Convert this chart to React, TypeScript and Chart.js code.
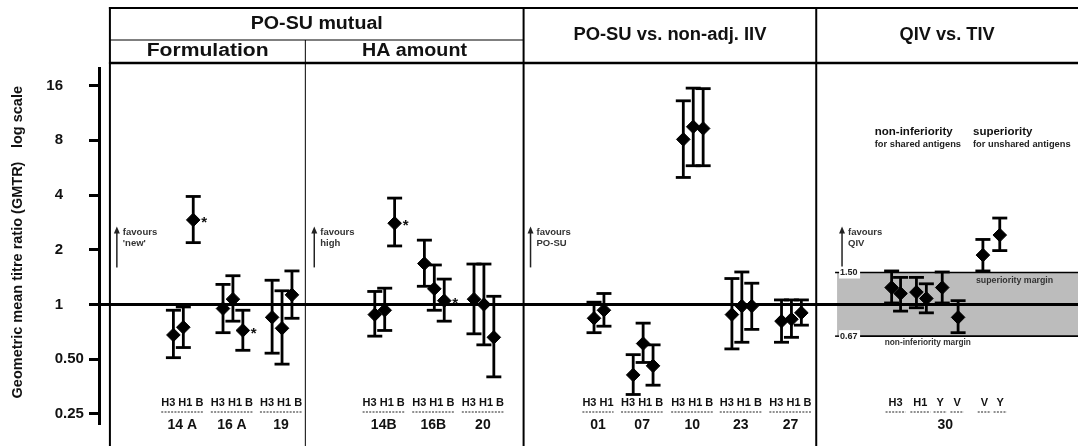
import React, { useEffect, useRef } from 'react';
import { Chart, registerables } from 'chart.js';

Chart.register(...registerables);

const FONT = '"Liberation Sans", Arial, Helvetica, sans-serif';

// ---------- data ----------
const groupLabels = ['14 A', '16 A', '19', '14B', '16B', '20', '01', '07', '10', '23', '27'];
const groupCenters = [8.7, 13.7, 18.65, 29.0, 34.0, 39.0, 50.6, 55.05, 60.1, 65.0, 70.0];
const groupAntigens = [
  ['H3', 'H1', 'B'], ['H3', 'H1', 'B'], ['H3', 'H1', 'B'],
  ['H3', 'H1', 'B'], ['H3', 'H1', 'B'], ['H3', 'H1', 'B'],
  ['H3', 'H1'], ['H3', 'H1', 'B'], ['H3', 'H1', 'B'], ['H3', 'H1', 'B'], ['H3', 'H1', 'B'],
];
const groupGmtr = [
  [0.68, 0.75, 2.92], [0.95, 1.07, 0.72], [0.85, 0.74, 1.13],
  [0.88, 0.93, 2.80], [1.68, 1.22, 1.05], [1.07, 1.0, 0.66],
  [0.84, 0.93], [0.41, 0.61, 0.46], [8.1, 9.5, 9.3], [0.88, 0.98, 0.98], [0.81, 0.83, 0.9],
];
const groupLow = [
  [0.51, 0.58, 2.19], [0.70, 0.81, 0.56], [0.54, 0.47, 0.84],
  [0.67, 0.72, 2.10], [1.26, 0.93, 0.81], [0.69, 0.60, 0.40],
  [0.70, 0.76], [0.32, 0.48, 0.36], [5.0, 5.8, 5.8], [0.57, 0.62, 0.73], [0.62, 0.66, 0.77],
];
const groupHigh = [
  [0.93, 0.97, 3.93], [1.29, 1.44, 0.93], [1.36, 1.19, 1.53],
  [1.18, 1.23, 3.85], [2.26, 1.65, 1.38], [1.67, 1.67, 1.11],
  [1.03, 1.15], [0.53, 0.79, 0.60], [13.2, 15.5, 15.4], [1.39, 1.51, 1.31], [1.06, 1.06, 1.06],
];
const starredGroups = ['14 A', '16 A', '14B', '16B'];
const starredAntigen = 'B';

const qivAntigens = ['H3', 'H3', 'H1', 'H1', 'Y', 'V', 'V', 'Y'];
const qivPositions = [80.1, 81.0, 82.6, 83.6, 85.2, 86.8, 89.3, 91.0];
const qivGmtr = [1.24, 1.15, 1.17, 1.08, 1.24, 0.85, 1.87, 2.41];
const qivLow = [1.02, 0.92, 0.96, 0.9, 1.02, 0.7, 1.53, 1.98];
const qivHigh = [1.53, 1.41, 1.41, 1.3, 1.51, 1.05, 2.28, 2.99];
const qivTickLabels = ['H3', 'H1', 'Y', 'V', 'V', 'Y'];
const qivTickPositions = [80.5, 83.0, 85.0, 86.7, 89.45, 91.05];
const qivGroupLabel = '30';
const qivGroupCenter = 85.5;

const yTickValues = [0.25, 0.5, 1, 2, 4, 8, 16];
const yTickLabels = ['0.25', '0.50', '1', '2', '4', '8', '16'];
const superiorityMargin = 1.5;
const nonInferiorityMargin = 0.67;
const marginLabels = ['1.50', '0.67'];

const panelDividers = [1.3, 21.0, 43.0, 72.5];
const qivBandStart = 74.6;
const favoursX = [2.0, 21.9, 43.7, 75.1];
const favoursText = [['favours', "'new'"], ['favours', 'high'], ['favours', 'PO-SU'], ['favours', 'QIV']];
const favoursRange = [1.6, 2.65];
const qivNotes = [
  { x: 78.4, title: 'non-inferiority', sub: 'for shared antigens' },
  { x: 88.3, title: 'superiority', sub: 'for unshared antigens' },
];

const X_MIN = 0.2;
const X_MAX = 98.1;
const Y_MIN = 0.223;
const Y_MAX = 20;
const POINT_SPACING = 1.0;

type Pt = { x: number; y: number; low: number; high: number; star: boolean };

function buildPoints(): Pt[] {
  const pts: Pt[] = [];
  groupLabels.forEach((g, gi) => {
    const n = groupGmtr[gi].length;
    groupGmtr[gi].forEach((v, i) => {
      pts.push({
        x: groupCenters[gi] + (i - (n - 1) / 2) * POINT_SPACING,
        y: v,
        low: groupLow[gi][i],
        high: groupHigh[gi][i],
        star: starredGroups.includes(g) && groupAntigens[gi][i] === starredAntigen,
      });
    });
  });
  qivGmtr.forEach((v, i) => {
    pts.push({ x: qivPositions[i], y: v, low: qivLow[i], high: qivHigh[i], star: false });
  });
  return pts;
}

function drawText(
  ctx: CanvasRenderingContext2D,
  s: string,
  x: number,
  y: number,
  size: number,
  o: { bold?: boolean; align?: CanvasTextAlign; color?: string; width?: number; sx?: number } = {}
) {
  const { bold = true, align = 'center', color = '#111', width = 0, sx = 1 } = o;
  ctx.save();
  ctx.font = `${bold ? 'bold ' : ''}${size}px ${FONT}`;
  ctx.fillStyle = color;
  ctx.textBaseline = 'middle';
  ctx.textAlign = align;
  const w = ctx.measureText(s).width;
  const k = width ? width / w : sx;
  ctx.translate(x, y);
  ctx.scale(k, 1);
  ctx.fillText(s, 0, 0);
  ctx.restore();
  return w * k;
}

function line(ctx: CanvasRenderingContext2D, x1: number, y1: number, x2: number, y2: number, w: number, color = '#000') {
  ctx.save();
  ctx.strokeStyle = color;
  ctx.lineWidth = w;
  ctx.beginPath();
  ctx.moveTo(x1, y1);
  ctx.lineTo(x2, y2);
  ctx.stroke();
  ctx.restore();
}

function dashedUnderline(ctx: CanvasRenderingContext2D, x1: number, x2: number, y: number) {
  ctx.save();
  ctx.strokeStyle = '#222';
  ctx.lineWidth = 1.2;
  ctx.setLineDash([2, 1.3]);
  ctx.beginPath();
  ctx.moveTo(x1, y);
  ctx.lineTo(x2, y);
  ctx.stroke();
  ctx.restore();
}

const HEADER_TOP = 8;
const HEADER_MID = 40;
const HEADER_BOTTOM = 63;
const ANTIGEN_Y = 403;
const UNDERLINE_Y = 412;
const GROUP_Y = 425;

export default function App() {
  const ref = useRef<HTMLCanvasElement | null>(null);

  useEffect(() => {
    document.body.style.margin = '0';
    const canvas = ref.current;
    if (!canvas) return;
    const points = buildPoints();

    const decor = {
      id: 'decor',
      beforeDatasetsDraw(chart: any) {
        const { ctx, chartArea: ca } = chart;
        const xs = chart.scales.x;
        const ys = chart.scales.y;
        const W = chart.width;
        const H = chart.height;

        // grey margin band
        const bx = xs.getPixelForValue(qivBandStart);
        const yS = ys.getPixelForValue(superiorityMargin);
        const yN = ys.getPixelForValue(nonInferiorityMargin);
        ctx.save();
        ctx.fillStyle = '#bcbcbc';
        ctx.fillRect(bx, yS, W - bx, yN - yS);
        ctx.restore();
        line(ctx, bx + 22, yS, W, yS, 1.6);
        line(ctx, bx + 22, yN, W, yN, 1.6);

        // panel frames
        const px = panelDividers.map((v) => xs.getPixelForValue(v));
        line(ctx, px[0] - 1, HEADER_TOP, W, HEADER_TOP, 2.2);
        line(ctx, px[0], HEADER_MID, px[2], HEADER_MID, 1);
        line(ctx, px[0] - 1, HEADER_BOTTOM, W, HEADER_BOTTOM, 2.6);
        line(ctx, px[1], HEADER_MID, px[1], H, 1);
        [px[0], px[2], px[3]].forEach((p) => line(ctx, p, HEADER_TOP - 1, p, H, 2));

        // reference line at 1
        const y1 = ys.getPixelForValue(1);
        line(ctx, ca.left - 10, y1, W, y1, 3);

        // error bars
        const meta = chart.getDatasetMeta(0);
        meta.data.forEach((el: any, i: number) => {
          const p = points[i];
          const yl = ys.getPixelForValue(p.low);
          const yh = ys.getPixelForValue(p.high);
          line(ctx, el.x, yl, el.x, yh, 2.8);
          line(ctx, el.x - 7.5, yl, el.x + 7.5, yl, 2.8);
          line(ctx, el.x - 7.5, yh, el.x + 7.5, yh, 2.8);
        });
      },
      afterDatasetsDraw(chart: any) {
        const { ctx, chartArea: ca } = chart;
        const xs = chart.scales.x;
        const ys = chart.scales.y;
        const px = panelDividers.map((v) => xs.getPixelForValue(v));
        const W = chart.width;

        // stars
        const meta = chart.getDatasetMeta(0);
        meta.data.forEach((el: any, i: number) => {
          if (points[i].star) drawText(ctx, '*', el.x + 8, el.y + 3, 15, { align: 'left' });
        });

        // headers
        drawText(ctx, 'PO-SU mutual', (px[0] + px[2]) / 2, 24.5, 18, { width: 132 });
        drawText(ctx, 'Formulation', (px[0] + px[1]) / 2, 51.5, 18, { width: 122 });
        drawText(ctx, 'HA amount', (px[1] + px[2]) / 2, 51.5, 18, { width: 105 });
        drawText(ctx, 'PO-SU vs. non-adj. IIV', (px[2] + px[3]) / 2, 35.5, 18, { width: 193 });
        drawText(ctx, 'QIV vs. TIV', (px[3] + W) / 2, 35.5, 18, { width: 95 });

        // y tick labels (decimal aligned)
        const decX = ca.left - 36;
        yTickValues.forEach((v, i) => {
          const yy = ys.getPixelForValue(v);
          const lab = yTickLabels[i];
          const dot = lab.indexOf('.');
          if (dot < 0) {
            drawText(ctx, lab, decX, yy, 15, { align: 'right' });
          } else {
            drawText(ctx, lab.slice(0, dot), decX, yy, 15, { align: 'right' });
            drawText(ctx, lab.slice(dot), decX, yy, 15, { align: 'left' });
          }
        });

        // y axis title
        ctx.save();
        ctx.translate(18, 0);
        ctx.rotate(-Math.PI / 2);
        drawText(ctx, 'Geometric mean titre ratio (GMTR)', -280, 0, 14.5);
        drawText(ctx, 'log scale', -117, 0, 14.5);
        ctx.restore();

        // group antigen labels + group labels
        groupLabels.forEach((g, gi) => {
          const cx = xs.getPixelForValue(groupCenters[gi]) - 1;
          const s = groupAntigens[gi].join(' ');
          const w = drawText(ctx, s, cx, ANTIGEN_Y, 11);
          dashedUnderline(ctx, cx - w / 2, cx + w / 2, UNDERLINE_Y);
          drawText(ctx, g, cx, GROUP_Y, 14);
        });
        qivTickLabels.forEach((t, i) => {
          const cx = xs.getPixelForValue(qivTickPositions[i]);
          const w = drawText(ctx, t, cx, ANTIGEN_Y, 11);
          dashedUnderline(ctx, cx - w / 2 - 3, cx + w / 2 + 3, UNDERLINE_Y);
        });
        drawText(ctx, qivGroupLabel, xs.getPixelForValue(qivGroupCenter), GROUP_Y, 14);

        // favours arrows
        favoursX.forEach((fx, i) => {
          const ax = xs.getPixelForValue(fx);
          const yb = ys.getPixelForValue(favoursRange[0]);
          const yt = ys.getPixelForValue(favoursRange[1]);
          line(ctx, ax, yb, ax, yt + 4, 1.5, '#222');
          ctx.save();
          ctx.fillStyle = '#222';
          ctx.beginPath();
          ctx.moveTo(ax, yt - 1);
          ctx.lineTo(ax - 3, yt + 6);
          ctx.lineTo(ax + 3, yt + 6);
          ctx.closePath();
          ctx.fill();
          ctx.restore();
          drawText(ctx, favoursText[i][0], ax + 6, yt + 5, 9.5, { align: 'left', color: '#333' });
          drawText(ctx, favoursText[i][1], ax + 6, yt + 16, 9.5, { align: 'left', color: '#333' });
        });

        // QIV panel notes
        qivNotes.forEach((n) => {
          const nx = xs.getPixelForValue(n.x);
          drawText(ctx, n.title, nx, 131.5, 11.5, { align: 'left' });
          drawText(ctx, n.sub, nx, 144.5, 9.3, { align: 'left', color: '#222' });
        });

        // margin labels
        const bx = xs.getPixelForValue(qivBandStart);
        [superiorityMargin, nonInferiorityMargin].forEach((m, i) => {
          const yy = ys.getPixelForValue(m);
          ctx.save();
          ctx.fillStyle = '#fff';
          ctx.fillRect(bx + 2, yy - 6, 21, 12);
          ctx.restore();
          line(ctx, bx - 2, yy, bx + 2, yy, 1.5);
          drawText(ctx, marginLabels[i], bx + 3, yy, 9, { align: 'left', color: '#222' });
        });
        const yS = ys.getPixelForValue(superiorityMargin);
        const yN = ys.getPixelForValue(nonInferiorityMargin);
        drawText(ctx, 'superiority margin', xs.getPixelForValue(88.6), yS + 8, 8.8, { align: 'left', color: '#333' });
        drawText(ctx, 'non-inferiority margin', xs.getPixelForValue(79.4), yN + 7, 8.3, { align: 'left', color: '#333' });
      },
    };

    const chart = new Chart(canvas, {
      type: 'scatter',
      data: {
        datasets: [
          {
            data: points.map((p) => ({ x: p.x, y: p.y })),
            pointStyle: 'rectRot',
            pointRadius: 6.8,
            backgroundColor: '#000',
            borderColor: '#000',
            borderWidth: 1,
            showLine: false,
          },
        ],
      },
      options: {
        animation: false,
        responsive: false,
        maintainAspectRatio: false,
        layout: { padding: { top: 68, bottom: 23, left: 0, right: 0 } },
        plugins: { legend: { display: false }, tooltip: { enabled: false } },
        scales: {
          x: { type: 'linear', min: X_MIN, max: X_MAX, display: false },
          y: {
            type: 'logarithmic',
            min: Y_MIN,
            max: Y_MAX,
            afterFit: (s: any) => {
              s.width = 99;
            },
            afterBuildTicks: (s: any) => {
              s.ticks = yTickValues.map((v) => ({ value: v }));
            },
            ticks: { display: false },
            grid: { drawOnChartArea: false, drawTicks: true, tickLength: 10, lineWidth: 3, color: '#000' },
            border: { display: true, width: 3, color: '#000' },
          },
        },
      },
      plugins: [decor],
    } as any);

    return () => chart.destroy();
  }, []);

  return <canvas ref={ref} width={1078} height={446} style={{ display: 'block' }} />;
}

==============================

Please quote the lines of the material, beginning with the first and ending with the one that contains "Arial, Helvetica, sans-serif';", exactly as written and without any pictures.

→ Full answer
Convert this chart to React, TypeScript and Chart.js code.
import React, { useEffect, useRef } from 'react';
import { Chart, registerables } from 'chart.js';

Chart.register(...registerables);

const FONT = '"Liberation Sans", Arial, Helvetica, sans-serif';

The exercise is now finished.